There was not a druggie vibe at all, we would take cigarette breaks, and that was about it.  My acid was on the sly, and while we all smoked a ton of weed at the time, we kept it all out of the studio.  Everyone was pretty damn impressed to be making a record in a beautiful, slick, pro place right in the middle of Hollywood, so we were on our best behaviour, I would say.  As the recordings show, I sang live and in full, take after take.  There was very, very, little vocal overdubbing, only a few lines I thought I had blown, which were redone one afternoon at the end of the sessions.  These were on T.V. Eye for sure, maybe parts of Loose, and possibly Dirt.  The key feature of the arrangements was to avoid the mindless overdubbing that was popular at that time in commercial shit.  So, there was no doubling of parts or what they call double tracking.  No wall of sound, but instead, a snaking witchery of sound.  Ron was over-dubbing a single string counter part to himself on Loose.  On Down On The Street there are 2 lead guitars which added more action to the space.  Dirt has a single over-dub guitar on the chorus through a Leslie speaker to complement the Wah-wah guitar on the basic track.  

The number where we really went to town with studio possibilities is L.A. Blues.  Live, we used to just call this number “The Freak Out.”  And what we played on the basic track was a very true rendition, but it didn’t sound insane enough.  So, we freaked out again, while listening to what we had just freaked.  It was pretty amazing that everybody was so closely invested in what they had been playing on the basic take, that we were able to follow it smoothly and ferociously again, without benefit of riff, chord, notation, or any sign post.  Something about this record that I like is the way it begins with a couple of very short, fully structured numbers, and then slips farther and farther out of control, and away from song structure and sing along shit as it progresses.  Yet it never loses a structure of its own, and each number has a dignified ending.  Peaceful in a way.  This is not a meat and potatoes record. It’s not “10 really good songs that the consumer can depend on.”  If you want your meat and potatoes, and 10 really good songs, I suggest you stuff them all up your cheesy ass.  

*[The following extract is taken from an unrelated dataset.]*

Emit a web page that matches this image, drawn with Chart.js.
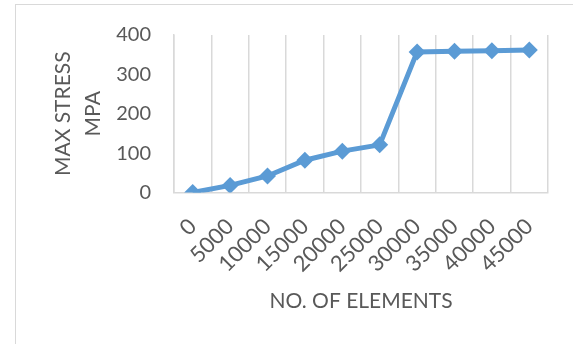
<!DOCTYPE html>
<html>
<head>
<meta charset="utf-8">
<script src="https://cdn.jsdelivr.net/npm/chart.js@4/dist/chart.umd.min.js"></script>
<style>
  html, body { margin: 0; padding: 0; background: #fff; overflow: hidden; }
  #frame { position: absolute; left: 15px; top: 4px; width: 620px; height: 400px; border: 1px solid #d9d9d9; box-sizing: border-box; }
  #chart { position: absolute; left: 0; top: 0; }
</style>
</head>
<body>
<div id="frame"></div>
<canvas id="chart" width="573" height="344"></canvas>
<script>
// Number of elements in the mesh
const elementCounts = ['0', '5000', '10000', '15000', '20000', '25000', '30000', '35000', '40000', '45000'];
// Maximum stress (MPa) reached for each mesh
const maxStress = [0, 18, 42, 82, 105, 121, 357, 359, 360, 362];
const yTicks = [0, 100, 200, 300, 400];
const xTitle = 'NO. OF ELEMENTS';
const yTitle = ['MAX STRESS', 'MPA'];

const textColor = '#595959';
const lineColor = '#d9d9d9';
const seriesColor = '#5b9bd5';

new Chart(document.getElementById('chart'), {
  type: 'line',
  data: {
    labels: elementCounts,
    datasets: [{
      data: maxStress,
      borderColor: seriesColor,
      backgroundColor: seriesColor,
      borderWidth: 5,
      pointStyle: 'rectRot',
      pointRadius: 8.5,
      pointBorderWidth: 0,
      pointBackgroundColor: seriesColor,
      tension: 0
    }]
  },
  options: {
    responsive: false,
    animation: false,
    events: [],
    layout: { padding: { top: 33, right: 25, bottom: 0, left: 0 } },
    plugins: { legend: { display: false }, tooltip: { enabled: false } },
    scales: {
      x: {
        offset: true,
        grid: { offset: true, color: lineColor, lineWidth: 1.5, drawTicks: false },
        border: { display: true, color: lineColor, width: 1.5 },
        ticks: {
          color: textColor,
          font: { family: 'Lato', size: 22 },
          minRotation: 45,
          maxRotation: 45,
          padding: 21,
          autoSkip: false
        },
        title: {
          display: true,
          text: xTitle,
          color: textColor,
          font: { family: 'Lato', size: 21 },
          padding: { top: 0, bottom: 30 }
        },
        afterFit: function (scale) { scale.height = 344 - 192.5; }
      },
      y: {
        min: 0,
        max: 400,
        afterBuildTicks: function (scale) { scale.ticks = yTicks.map(v => ({ value: v })); },
        grid: { drawOnChartArea: false, drawTicks: false },
        border: { display: true, color: lineColor, width: 1.5 },
        ticks: {
          color: textColor,
          font: { family: 'Lato', size: 20 },
          padding: 23
        },
        title: {
          display: true,
          text: yTitle,
          color: textColor,
          font: { family: 'Lato', size: 21, lineHeight: 30 / 21 },
          padding: { top: 48, bottom: 0 }
        },
        afterFit: function (scale) { scale.width = 174; }
      }
    }
  }
});
</script>
</body>
</html>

There’s a lot of Zeitgeist in this record.  The darkness of New York City in the end of the 60’s had followed the group to LA and we found ourselves booked into the amazing Tropicana Motel for these sessions, right on Santa Monica Boulevard 2 blocks from the studio.  We all stayed in shabby suites, grouped around a tiny kidney shaped pool.  Our neighbors there were Andy Warhol! Paul Morrissey, Joe Dallesandro, and the beautiful Jane Forth.  They were making the Warhol film, Heat.  Danny Fields was there with us.  I was camped next door to Ed Sanders, the writer and leader of the Village Fugs, who was writing his book on Charles Manson, and looking for Satan under every coffee table.  I took a walk around the boulevard one day and saw a cool red dog collar in a pet store called the Bowser Boutique.  So, I bought it for myself.  Ed scowled at me and said, “you don’t know what that means do you?”  Andy used to like to watch me swim under-water laps in the pool.  And he asked me one day, “for your next record, why don’t you just play the newspaper, you know, word for word.”  I would wake up in the morning choking from the LA smog which got me really bad because I still had asthma from my childhood.  So, I would sit on the motel steps smoking reefer and drinking take out coffee and having a coughing fit until I could breathe.  The reefer helped me do that.  The others would get up around 12, but had to be prodded, and then we’d all walk to the studio, Abbey Road style with guitars.  We were usually done by 6 pm.  There was a liquor store on the corner where Ron and Dave would go for the booze they liked to drink while they watched the all-night movies on TV.  Once, Ron saw Marc Lindsay the singer from Paul Revere and the Raiders in there.  He was pretty excited.  I was almost run over one day by John Wayne in a black Caddy convertible Deville while I was jay-walking across West Mount.   He cursed me.  I thought, “cool.”  One day I walked up the hill to the Sunset Strip to get a tuna sandwich at Ben Franks.  Frank Zappa was sitting there at the counter, looking just like Frank Zappa.  The whole area of Hollywood and the Hills was like a sketch that had just begun.  There were large empty spaces.  And plenty of room for parking.  Most of it on gravel or dirt.  But also, a lot of green and a beautiful light.  

Eve Babitz and Christine from the GTO’s used to visit me during those sessions.  They’d bring me presents and flirt a little.  Eve took me to a house in the Hills where I heard Bitches Brew by Miles Davis and I thought, shit, we’re barking up the same tree.  Christine had a car, and she took me to the drive-in movie to see Superfly.  When you’re 23 and you’ve never been anywhere these were compelling things to do.  Find the ocean, get gifts from your fans, and make some fucking art.  So, we did.